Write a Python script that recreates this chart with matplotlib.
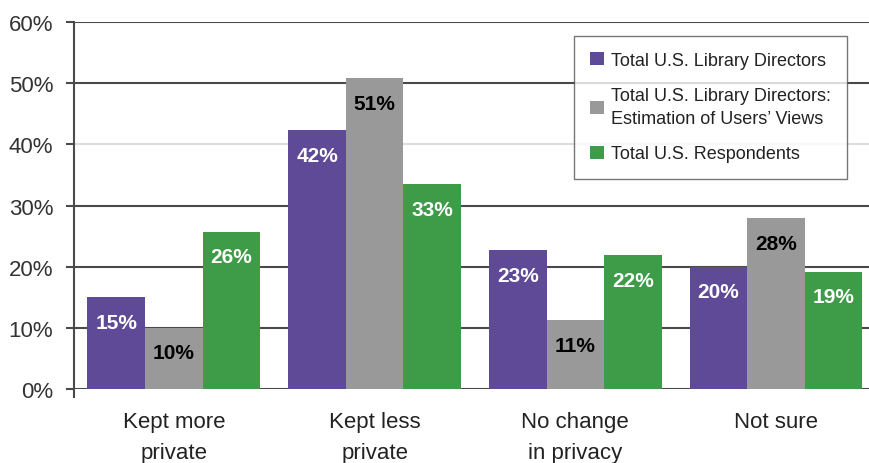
import matplotlib
matplotlib.use("Agg")
import matplotlib.pyplot as plt
import numpy as np

plt.rcParams['font.family'] = ['Liberation Sans', 'DejaVu Sans']

categories = ["Kept more\nprivate", "Kept less\nprivate", "No change\nin privacy", "Not sure"]
series_names = ["Total U.S. Library Directors",
                "Total U.S. Library Directors:\nEstimation of Users\u2019 Views",
                "Total U.S. Respondents"]
directors = [15.0, 42.3, 22.7, 20.0]
users_views = [10.0, 50.8, 11.2, 27.9]
respondents = [25.7, 33.5, 21.9, 19.2]
directors_lbl = ["15%", "42%", "23%", "20%"]
users_views_lbl = ["10%", "51%", "11%", "28%"]
respondents_lbl = ["26%", "33%", "22%", "19%"]
yticks = [0, 10, 20, 30, 40, 50, 60]

colors = ["#5E4A96", "#9A999A", "#3E9B47"]
text_colors = ["white", "black", "white"]

fig = plt.figure(figsize=(8.69, 4.64), dpi=100)
ax = fig.add_axes([0.0852, 0.1595, 0.9148, 0.7909])

x = np.arange(len(categories))
w = 0.287
series = [directors, users_views, respondents]
labels = [directors_lbl, users_views_lbl, respondents_lbl]

for yv in yticks:
    c = "#DDDDDD" if yv == 40 else "#4A4A4A"
    ax.axhline(yv, color=c, linewidth=1.5, zorder=1)

for i, (vals, lbls) in enumerate(zip(series, labels)):
    pos = x + (i - 1) * w
    ax.bar(pos, vals, width=w, color=colors[i], label=series_names[i], zorder=2)
    for px, v, t in zip(pos, vals, lbls):
        ax.annotate(t, (px, v), xytext=(0, -18), textcoords="offset points",
                    ha="center", va="center", fontsize=15, fontweight="bold",
                    color=text_colors[i], zorder=3)

ax.set_xlim(-0.4975, 3.463)
ax.set_ylim(0, 60)
ax.set_yticks(yticks)
ax.set_yticklabels([f"{v}%" for v in yticks], fontsize=16, color="#333333")
ax.tick_params(axis="y", length=6, width=1.5, color="#4A4A4A", pad=9)
ax.set_xticks(x)
ax.set_xticklabels(categories, fontsize=16, color="#222222", linespacing=1.6)
ax.tick_params(axis="x", length=0, pad=16)

for s in ["top", "right", "bottom"]:
    ax.spines[s].set_visible(False)
ax.spines["left"].set_color("#4A4A4A")
ax.spines["left"].set_linewidth(1.5)
ax.spines["left"].set_bounds(-1.3, 60)

leg = ax.legend(loc="upper right", bbox_to_anchor=(0.9725, 0.963), fontsize=13,
                frameon=True, fancybox=False, edgecolor="#555555",
                handlelength=0.75, handleheight=0.75, handletextpad=0.4,
                labelspacing=1.0, borderpad=0.9, borderaxespad=0)
leg.get_frame().set_linewidth(1.0)
for t in leg.get_texts():
    t.set_color("#222222")
    t.set_linespacing(1.5)

fig.savefig("out.png", dpi=100)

**WHAT YOU NEED TO DO:** Restate only the lines running from the start of the material above through the line containing "ax.axhline(yv, color=c, linewidth=1.5, zorder=1)", ends included. No pictures.

**RESPONSE:**
Write a Python script that recreates this chart with matplotlib.
import matplotlib
matplotlib.use("Agg")
import matplotlib.pyplot as plt
import numpy as np

plt.rcParams['font.family'] = ['Liberation Sans', 'DejaVu Sans']

categories = ["Kept more\nprivate", "Kept less\nprivate", "No change\nin privacy", "Not sure"]
series_names = ["Total U.S. Library Directors",
                "Total U.S. Library Directors:\nEstimation of Users\u2019 Views",
                "Total U.S. Respondents"]
directors = [15.0, 42.3, 22.7, 20.0]
users_views = [10.0, 50.8, 11.2, 27.9]
respondents = [25.7, 33.5, 21.9, 19.2]
directors_lbl = ["15%", "42%", "23%", "20%"]
users_views_lbl = ["10%", "51%", "11%", "28%"]
respondents_lbl = ["26%", "33%", "22%", "19%"]
yticks = [0, 10, 20, 30, 40, 50, 60]

colors = ["#5E4A96", "#9A999A", "#3E9B47"]
text_colors = ["white", "black", "white"]

fig = plt.figure(figsize=(8.69, 4.64), dpi=100)
ax = fig.add_axes([0.0852, 0.1595, 0.9148, 0.7909])

x = np.arange(len(categories))
w = 0.287
series = [directors, users_views, respondents]
labels = [directors_lbl, users_views_lbl, respondents_lbl]

for yv in yticks:
    c = "#DDDDDD" if yv == 40 else "#4A4A4A"
    ax.axhline(yv, color=c, linewidth=1.5, zorder=1)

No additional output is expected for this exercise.